Ein Beispiel: Der 26-jährige Mitarbeiter eines Beratungsunternehmens hat seine Stelle als Juniorberater seit kurzem angenommen. Er selbst sieht sich allerdings schon viel weiter oben in der organisatorischen Hierarchie. Am liebsten möchte er das Unternehmen als Geschäftsführer leiten. Er hat aber noch keine genaue Idee von den Aufgaben eines Geschäftsführers. Sein Fokus liegt auf der Rolle, der Position, nicht auf den zu erledigenden Aufgaben. Als er kurze Zeit darauf ein Angebot von einem Personalberater für die Stelle als Vorstandsassistent erhält, zögert er nicht lange und wechselt die Stelle und das Unternehmen. Hochemotional, voller Euphorie beginnt er einige Monate später seinen neuen Job. Erst das Alltagsgeschäft, die Erledigung der neuen Aufgaben und Tasks, die Notwendigkeit des sozialen Manövrierens auf der Top-Management-Ebene, also erst das Erleben und Durchleben der neuen Tätigkeit erzeugen ein Gefühl in ihm, ein Gefühl, das nicht gut ist. Sein innerer Kompass, sein Gefühl, sendet bereits Signale. Ab diesem Zeitpunkt weiß die Person, dass die neue Position ihren wahren, persönlichen Wünschen und Motiven nicht entspricht, aber sie will es nicht wahrhaben. Der junge Mann muss nun akzeptieren, was er im Grunde weiß. Die Diskrepanz besteht an dieser Stelle zwischen voneinander abweichenden Wünschen und Motiven, zwischen Motiven, die die Person als Kind von den Bezugspersonen übernommen hat, und Motiven, welche ihre eigenen sind. Die Herauskristallisierung ist ein Prozess, bei dem das Gefühl als Kriterium der Differenzierung von Wünschen, Zielen und Motiven dient.

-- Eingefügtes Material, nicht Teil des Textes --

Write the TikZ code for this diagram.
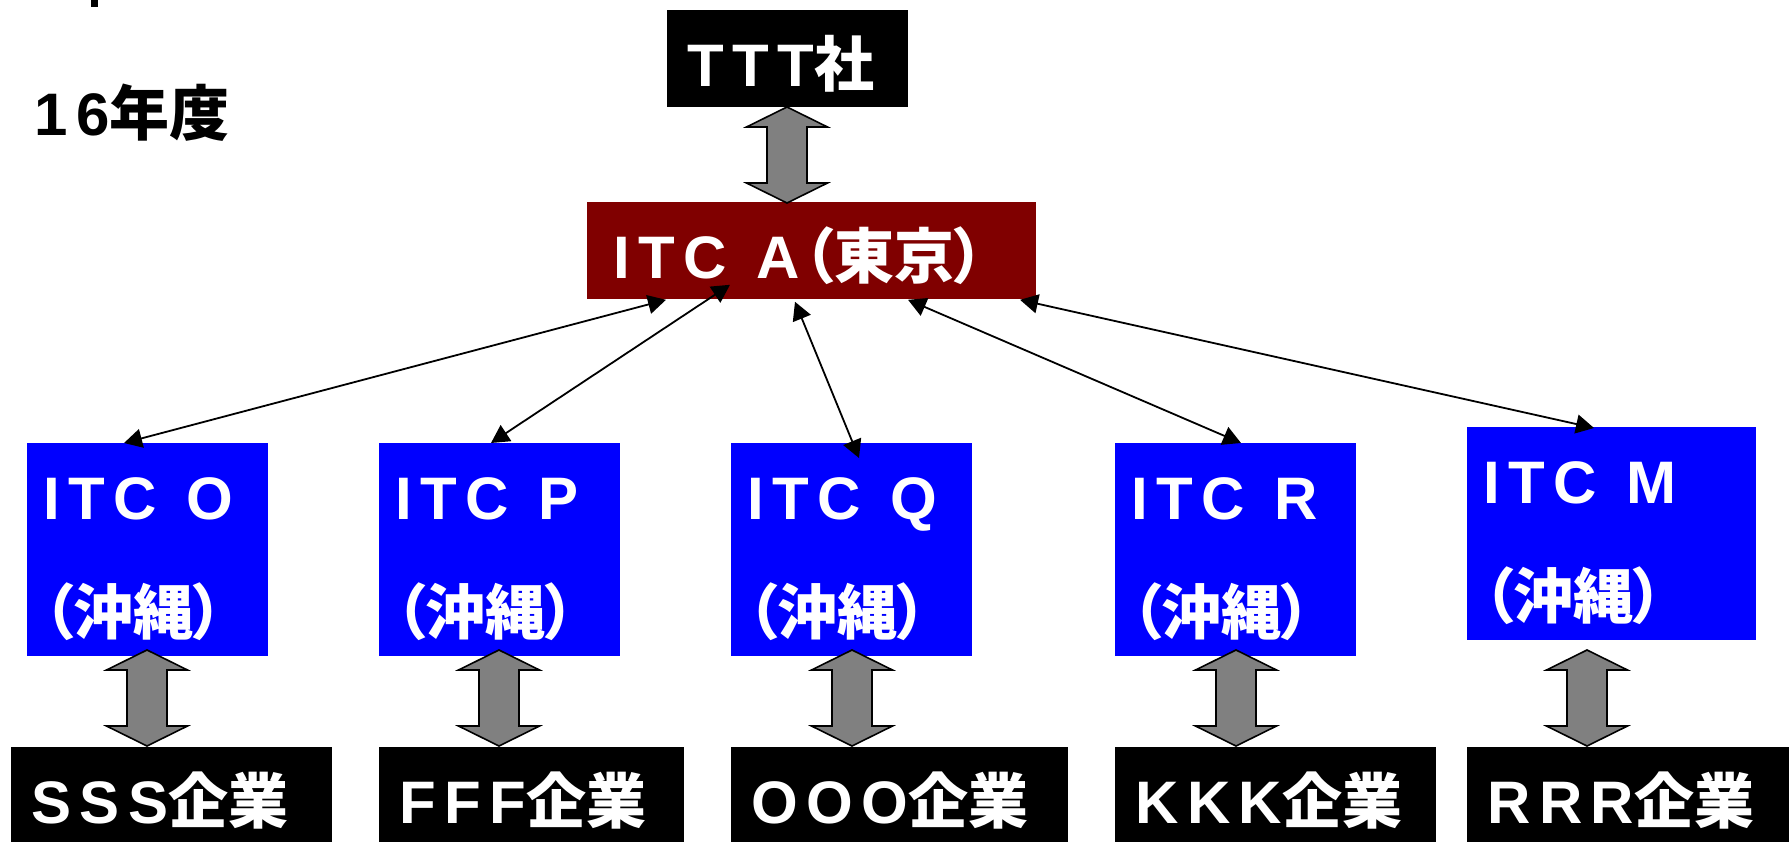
\documentclass[tikz,border=0pt]{standalone}
\usepackage{fontspec}
\setmainfont{Liberation Sans}[LetterSpace=14]
\newfontfamily\jp{Noto Sans CJK JP}[RawFeature=+palt]
\usetikzlibrary{calc,arrows.meta}
\definecolor{darkred}{RGB}{128,0,0}

\tikzset{
  blackbox/.style={fill=black, text=white, anchor=north west, inner xsep=10pt,
                   inner ysep=0pt, text height=38pt, text depth=10.5pt, align=left},
  itcbox/.style={fill=blue, text=white, anchor=north west, inner xsep=8pt,
                 inner ysep=0pt, text height=38pt, text depth=68.5pt, align=left},
  link/.style={line width=0.9pt,
               {Triangle[length=9pt,width=9.5pt]}-{Triangle[length=9pt,width=9.5pt]}},
  bigarrow/.pic={
    \draw[line width=0.8pt, fill=gray]
      (0,-48) -- (40.5,-28) -- (20,-28) -- (20,28) -- (40.5,28) -- (0,48)
      -- (-40.5,28) -- (-20,28) -- (-20,-28) -- (-40.5,-28) -- cycle;
  }
}

\begin{document}
\begin{tikzpicture}[x=0.5pt, y=-0.5pt, font=\fontsize{30}{57.5}\selectfont\bfseries]
    \clip (0,0) rectangle (1789,841);
    \fill (91,0) rectangle (98,7);
    \node[anchor=base west, inner sep=0pt] (year) at (34,135) {16{\jp 年度}};

    \node[blackbox, text width=100.5pt] (ttt) at (667,10) {TTT{\jp 社}};
    \node[blackbox, fill=darkred, inner xsep=13pt, text width=198.5pt] (a) at (587,202)
          {ITC\hspace{15pt}A\hspace{2pt}{\jp（東京）}};

    % ITC branches
    \node[itcbox, text width=104.5pt] (o) at (27,443)   {ITC\hspace{15pt}O\\{\jp（沖縄）}};
    \node[itcbox, text width=104.5pt] (p) at (379,443)  {ITC\hspace{15pt}P\\{\jp（沖縄）}};
    \node[itcbox, text width=104.5pt] (q) at (731,443)  {ITC\hspace{15pt}Q\\{\jp（沖縄）}};
    \node[itcbox, text width=104.5pt] (r) at (1115,443) {ITC\hspace{15pt}R\\{\jp（沖縄）}};
    \node[itcbox, text width=128.5pt] (m) at (1467,427) {ITC\hspace{15pt}M\\{\jp（沖縄）}};

    % companies
    \node[blackbox, text width=140.5pt] (sss) at (11,747)   {SSS{\jp 企業}};
    \node[blackbox, text width=132.5pt] (fff) at (379,747)  {FFF{\jp 企業}};
    \node[blackbox, text width=148.5pt] (ooo) at (731,747)  {OOO{\jp 企業}};
    \node[blackbox, text width=140.5pt] (kkk) at (1115,747) {KKK{\jp 企業}};
    \node[blackbox, text width=145pt]   (rrr) at (1467,747) {RRR{\jp 企業}};

    % thick arrows
    \pic at (787,155) {bigarrow};
    \foreach \x in {147,499,852,1236,1587}
        \pic at (\x,698) {bigarrow};

    % links from Tokyo
    \draw[link] ($(a.south west)+(79,0)$)    -- ($(o.north west)+(97,0)$);
    \draw[link] ($(a.south west)+(143,-15)$) -- ($(p.north west)+(112,0)$);
    \draw[link] ($(a.south west)+(208,2)$)   -- ($(q.north west)+(128,15)$);
    \draw[link] ($(a.south west)+(321,0)$)   -- ($(r.north west)+(126,0)$);
    \draw[link] ($(a.south west)+(433,0)$)   -- ($(m.north west)+(127,1)$);
\end{tikzpicture}
\end{document}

Wenn einmal die Ausdifferenzierung der inneren Triebkräfte stattgefunden hat, hat man ein klares Ziel bzw. klare Ziele vor Augen, welche im besten Fall der Differenzierung als eigene betrachtet werden können. Nun kann alle Kraft in deren Verwirklichung investiert werden. Die Gefahr von Verschleiß durch konkurrierende Kräfte ist beseitigt, die Person agiert im Einklang mit der eigenen Berufung.

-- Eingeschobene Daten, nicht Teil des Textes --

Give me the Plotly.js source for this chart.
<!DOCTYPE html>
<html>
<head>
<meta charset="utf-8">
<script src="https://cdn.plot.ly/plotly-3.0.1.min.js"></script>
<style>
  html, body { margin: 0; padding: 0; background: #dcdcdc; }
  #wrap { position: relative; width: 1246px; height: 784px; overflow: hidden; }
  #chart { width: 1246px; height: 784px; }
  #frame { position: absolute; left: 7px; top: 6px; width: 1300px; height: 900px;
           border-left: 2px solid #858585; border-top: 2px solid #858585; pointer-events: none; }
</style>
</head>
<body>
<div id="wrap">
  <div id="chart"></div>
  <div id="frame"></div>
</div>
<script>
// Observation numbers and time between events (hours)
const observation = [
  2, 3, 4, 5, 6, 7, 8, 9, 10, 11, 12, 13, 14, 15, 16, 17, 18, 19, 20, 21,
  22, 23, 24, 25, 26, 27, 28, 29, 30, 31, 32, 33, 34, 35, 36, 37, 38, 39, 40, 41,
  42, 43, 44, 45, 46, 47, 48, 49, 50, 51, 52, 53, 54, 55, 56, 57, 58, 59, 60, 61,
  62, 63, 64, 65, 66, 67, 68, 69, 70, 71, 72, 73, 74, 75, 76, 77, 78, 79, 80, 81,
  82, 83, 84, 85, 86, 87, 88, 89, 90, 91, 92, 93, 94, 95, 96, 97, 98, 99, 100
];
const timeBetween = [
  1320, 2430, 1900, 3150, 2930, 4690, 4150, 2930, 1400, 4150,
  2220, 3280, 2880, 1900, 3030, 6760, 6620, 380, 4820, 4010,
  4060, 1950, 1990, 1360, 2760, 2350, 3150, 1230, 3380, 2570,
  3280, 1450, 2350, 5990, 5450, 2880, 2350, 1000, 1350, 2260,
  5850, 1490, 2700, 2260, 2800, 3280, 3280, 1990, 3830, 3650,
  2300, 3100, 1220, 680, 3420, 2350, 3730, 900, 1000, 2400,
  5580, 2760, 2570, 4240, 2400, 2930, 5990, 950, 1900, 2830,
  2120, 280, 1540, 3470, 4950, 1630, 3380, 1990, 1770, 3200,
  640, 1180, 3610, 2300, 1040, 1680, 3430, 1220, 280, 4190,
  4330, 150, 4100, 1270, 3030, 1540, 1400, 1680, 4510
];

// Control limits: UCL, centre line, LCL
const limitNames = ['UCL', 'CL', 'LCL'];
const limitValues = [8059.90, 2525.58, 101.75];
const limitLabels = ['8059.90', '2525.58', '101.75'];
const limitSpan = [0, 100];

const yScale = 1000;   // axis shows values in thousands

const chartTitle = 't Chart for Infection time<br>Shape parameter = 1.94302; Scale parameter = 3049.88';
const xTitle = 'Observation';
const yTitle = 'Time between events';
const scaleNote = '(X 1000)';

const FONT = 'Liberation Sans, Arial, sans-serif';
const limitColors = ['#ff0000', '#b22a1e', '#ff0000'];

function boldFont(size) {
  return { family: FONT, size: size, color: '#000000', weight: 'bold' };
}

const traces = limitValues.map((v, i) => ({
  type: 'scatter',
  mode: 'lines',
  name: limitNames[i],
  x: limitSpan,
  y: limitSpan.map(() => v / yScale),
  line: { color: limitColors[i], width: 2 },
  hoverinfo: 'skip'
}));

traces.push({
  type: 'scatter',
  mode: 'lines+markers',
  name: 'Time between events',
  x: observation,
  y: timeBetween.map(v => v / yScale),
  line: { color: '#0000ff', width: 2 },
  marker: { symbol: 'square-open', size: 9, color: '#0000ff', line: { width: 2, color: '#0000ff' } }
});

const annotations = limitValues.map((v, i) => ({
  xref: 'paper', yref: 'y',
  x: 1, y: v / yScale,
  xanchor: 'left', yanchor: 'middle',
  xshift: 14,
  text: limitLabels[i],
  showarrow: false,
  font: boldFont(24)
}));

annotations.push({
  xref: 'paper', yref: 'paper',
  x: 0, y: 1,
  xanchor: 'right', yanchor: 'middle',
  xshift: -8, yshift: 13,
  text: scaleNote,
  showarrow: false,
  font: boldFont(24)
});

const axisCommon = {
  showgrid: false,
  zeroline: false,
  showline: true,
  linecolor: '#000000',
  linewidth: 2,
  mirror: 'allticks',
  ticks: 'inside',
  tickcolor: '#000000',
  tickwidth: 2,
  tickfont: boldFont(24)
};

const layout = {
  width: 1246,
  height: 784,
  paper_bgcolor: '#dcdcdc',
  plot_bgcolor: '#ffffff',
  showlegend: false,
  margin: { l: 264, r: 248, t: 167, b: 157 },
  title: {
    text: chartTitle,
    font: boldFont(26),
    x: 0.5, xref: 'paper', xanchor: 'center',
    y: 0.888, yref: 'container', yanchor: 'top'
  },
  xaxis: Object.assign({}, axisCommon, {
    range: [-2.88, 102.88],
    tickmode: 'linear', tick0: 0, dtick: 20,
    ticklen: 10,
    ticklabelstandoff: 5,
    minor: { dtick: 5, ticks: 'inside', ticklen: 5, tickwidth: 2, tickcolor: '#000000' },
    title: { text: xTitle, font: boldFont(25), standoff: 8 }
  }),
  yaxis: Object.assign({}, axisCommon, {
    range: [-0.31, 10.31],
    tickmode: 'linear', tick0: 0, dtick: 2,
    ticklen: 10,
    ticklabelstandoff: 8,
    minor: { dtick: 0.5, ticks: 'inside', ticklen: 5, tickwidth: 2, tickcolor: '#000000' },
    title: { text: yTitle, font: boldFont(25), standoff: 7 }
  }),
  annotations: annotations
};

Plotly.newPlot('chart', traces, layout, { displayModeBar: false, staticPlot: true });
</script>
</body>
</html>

Insofern ist nun das innere Tauziehen, die innere Verhandlung um die wahren Ziele, Wünsche und Motive abgeschlossen, die innere Einheit und Kohärenz kann in Form gebündelter Kräfte nach außen projiziert werden. Man beginnt mit der Umsetzung der Ziele in der Außenwelt. Die Umsetzung allerdings ist nun viel konsequenter, viel zielsicherer, da kein Energieverschleiß vorliegt, ebenso werden innere Blockaden durch konkurrierende Kräfte vermieden.